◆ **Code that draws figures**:
>>>>
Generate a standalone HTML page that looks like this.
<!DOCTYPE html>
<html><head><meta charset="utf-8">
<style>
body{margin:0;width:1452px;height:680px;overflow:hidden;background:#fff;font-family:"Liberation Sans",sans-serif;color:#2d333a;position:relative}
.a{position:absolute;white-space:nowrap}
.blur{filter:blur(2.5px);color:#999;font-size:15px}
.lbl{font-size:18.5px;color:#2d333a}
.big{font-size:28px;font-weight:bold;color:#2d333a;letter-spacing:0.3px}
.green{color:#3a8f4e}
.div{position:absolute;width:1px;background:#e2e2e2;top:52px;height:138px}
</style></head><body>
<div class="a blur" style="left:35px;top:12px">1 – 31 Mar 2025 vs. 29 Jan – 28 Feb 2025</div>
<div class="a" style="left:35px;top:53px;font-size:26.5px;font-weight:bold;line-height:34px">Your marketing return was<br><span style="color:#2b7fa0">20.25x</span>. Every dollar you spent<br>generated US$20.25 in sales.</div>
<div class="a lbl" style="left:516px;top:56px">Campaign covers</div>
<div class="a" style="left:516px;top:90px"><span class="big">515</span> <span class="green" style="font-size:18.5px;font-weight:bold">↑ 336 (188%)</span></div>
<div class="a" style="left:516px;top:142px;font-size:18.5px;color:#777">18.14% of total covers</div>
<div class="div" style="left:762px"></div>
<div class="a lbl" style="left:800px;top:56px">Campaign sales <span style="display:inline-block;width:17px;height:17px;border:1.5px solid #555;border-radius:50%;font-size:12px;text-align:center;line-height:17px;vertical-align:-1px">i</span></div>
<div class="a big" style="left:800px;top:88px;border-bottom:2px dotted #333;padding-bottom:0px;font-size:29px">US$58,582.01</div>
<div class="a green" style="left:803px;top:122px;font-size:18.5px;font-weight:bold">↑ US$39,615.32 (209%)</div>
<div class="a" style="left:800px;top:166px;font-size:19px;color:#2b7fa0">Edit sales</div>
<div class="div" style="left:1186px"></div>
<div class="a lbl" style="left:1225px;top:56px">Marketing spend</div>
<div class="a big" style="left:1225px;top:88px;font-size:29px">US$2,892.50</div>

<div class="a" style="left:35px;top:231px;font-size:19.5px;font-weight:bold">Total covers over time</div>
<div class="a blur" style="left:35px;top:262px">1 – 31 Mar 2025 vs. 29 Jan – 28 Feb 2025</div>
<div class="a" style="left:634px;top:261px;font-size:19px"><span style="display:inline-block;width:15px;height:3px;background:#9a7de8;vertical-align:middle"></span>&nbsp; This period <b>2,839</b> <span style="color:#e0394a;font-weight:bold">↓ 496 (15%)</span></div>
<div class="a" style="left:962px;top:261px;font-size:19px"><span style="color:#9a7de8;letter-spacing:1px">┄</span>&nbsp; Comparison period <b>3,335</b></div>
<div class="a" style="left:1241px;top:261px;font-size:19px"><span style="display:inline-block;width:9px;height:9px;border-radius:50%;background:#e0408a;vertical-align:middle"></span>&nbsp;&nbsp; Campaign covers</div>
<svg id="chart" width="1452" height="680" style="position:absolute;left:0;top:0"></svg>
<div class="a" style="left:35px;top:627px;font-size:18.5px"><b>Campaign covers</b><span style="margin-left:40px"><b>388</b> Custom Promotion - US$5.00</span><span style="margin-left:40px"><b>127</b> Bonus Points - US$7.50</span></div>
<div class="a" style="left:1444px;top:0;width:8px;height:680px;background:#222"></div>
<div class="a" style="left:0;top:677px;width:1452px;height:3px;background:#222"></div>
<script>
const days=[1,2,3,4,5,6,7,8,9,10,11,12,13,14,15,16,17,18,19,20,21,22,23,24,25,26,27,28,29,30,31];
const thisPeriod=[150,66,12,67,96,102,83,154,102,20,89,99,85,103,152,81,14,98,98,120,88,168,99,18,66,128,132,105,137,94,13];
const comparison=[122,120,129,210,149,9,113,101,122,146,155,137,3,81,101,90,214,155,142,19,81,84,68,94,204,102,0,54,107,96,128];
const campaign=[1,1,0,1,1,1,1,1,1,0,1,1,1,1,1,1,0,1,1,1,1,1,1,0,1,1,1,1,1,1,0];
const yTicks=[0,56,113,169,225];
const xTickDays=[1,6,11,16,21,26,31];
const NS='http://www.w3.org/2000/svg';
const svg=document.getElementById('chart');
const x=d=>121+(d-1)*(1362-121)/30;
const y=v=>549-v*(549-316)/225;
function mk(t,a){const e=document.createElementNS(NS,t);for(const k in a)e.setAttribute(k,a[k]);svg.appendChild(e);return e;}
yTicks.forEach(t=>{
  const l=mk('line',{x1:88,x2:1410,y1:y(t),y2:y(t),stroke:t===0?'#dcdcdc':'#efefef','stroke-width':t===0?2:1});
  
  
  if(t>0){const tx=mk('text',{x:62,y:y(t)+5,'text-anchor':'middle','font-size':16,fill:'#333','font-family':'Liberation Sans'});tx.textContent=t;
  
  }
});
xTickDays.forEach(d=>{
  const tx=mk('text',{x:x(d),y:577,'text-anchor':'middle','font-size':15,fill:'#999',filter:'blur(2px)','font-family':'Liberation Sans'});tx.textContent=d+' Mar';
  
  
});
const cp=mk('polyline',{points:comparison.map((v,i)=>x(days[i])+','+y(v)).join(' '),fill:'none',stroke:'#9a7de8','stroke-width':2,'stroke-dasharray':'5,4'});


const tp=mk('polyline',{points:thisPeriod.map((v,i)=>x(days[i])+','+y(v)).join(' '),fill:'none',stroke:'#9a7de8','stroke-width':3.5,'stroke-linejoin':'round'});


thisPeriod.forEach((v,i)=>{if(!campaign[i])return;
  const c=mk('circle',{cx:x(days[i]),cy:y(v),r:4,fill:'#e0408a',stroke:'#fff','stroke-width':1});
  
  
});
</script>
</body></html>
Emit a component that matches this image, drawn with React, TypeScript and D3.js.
<<<<
◆ **WHAT YOU SHOULD DO**: Repeat the preceding lines exactly, please, every one of them.

◆ **EXPECTED ANSWER**:
Generate a standalone HTML page that looks like this.
<!DOCTYPE html>
<html><head><meta charset="utf-8">
<style>
body{margin:0;width:1452px;height:680px;overflow:hidden;background:#fff;font-family:"Liberation Sans",sans-serif;color:#2d333a;position:relative}
.a{position:absolute;white-space:nowrap}
.blur{filter:blur(2.5px);color:#999;font-size:15px}
.lbl{font-size:18.5px;color:#2d333a}
.big{font-size:28px;font-weight:bold;color:#2d333a;letter-spacing:0.3px}
.green{color:#3a8f4e}
.div{position:absolute;width:1px;background:#e2e2e2;top:52px;height:138px}
</style></head><body>
<div class="a blur" style="left:35px;top:12px">1 – 31 Mar 2025 vs. 29 Jan – 28 Feb 2025</div>
<div class="a" style="left:35px;top:53px;font-size:26.5px;font-weight:bold;line-height:34px">Your marketing return was<br><span style="color:#2b7fa0">20.25x</span>. Every dollar you spent<br>generated US$20.25 in sales.</div>
<div class="a lbl" style="left:516px;top:56px">Campaign covers</div>
<div class="a" style="left:516px;top:90px"><span class="big">515</span> <span class="green" style="font-size:18.5px;font-weight:bold">↑ 336 (188%)</span></div>
<div class="a" style="left:516px;top:142px;font-size:18.5px;color:#777">18.14% of total covers</div>
<div class="div" style="left:762px"></div>
<div class="a lbl" style="left:800px;top:56px">Campaign sales <span style="display:inline-block;width:17px;height:17px;border:1.5px solid #555;border-radius:50%;font-size:12px;text-align:center;line-height:17px;vertical-align:-1px">i</span></div>
<div class="a big" style="left:800px;top:88px;border-bottom:2px dotted #333;padding-bottom:0px;font-size:29px">US$58,582.01</div>
<div class="a green" style="left:803px;top:122px;font-size:18.5px;font-weight:bold">↑ US$39,615.32 (209%)</div>
<div class="a" style="left:800px;top:166px;font-size:19px;color:#2b7fa0">Edit sales</div>
<div class="div" style="left:1186px"></div>
<div class="a lbl" style="left:1225px;top:56px">Marketing spend</div>
<div class="a big" style="left:1225px;top:88px;font-size:29px">US$2,892.50</div>

<div class="a" style="left:35px;top:231px;font-size:19.5px;font-weight:bold">Total covers over time</div>
<div class="a blur" style="left:35px;top:262px">1 – 31 Mar 2025 vs. 29 Jan – 28 Feb 2025</div>
<div class="a" style="left:634px;top:261px;font-size:19px"><span style="display:inline-block;width:15px;height:3px;background:#9a7de8;vertical-align:middle"></span>&nbsp; This period <b>2,839</b> <span style="color:#e0394a;font-weight:bold">↓ 496 (15%)</span></div>
<div class="a" style="left:962px;top:261px;font-size:19px"><span style="color:#9a7de8;letter-spacing:1px">┄</span>&nbsp; Comparison period <b>3,335</b></div>
<div class="a" style="left:1241px;top:261px;font-size:19px"><span style="display:inline-block;width:9px;height:9px;border-radius:50%;background:#e0408a;vertical-align:middle"></span>&nbsp;&nbsp; Campaign covers</div>
<svg id="chart" width="1452" height="680" style="position:absolute;left:0;top:0"></svg>
<div class="a" style="left:35px;top:627px;font-size:18.5px"><b>Campaign covers</b><span style="margin-left:40px"><b>388</b> Custom Promotion - US$5.00</span><span style="margin-left:40px"><b>127</b> Bonus Points - US$7.50</span></div>
<div class="a" style="left:1444px;top:0;width:8px;height:680px;background:#222"></div>
<div class="a" style="left:0;top:677px;width:1452px;height:3px;background:#222"></div>
<script>
const days=[1,2,3,4,5,6,7,8,9,10,11,12,13,14,15,16,17,18,19,20,21,22,23,24,25,26,27,28,29,30,31];
const thisPeriod=[150,66,12,67,96,102,83,154,102,20,89,99,85,103,152,81,14,98,98,120,88,168,99,18,66,128,132,105,137,94,13];
const comparison=[122,120,129,210,149,9,113,101,122,146,155,137,3,81,101,90,214,155,142,19,81,84,68,94,204,102,0,54,107,96,128];
const campaign=[1,1,0,1,1,1,1,1,1,0,1,1,1,1,1,1,0,1,1,1,1,1,1,0,1,1,1,1,1,1,0];
const yTicks=[0,56,113,169,225];
const xTickDays=[1,6,11,16,21,26,31];
const NS='http://www.w3.org/2000/svg';
const svg=document.getElementById('chart');
const x=d=>121+(d-1)*(1362-121)/30;
const y=v=>549-v*(549-316)/225;
function mk(t,a){const e=document.createElementNS(NS,t);for(const k in a)e.setAttribute(k,a[k]);svg.appendChild(e);return e;}
yTicks.forEach(t=>{
  const l=mk('line',{x1:88,x2:1410,y1:y(t),y2:y(t),stroke:t===0?'#dcdcdc':'#efefef','stroke-width':t===0?2:1});
  
  
  if(t>0){const tx=mk('text',{x:62,y:y(t)+5,'text-anchor':'middle','font-size':16,fill:'#333','font-family':'Liberation Sans'});tx.textContent=t;
  
  }
});
xTickDays.forEach(d=>{
  const tx=mk('text',{x:x(d),y:577,'text-anchor':'middle','font-size':15,fill:'#999',filter:'blur(2px)','font-family':'Liberation Sans'});tx.textContent=d+' Mar';
  
  
});
const cp=mk('polyline',{points:comparison.map((v,i)=>x(days[i])+','+y(v)).join(' '),fill:'none',stroke:'#9a7de8','stroke-width':2,'stroke-dasharray':'5,4'});


const tp=mk('polyline',{points:thisPeriod.map((v,i)=>x(days[i])+','+y(v)).join(' '),fill:'none',stroke:'#9a7de8','stroke-width':3.5,'stroke-linejoin':'round'});


thisPeriod.forEach((v,i)=>{if(!campaign[i])return;
  const c=mk('circle',{cx:x(days[i]),cy:y(v),r:4,fill:'#e0408a',stroke:'#fff','stroke-width':1});
  
  
});
</script>
</body></html>
Emit a component that matches this image, drawn with React, TypeScript and D3.js.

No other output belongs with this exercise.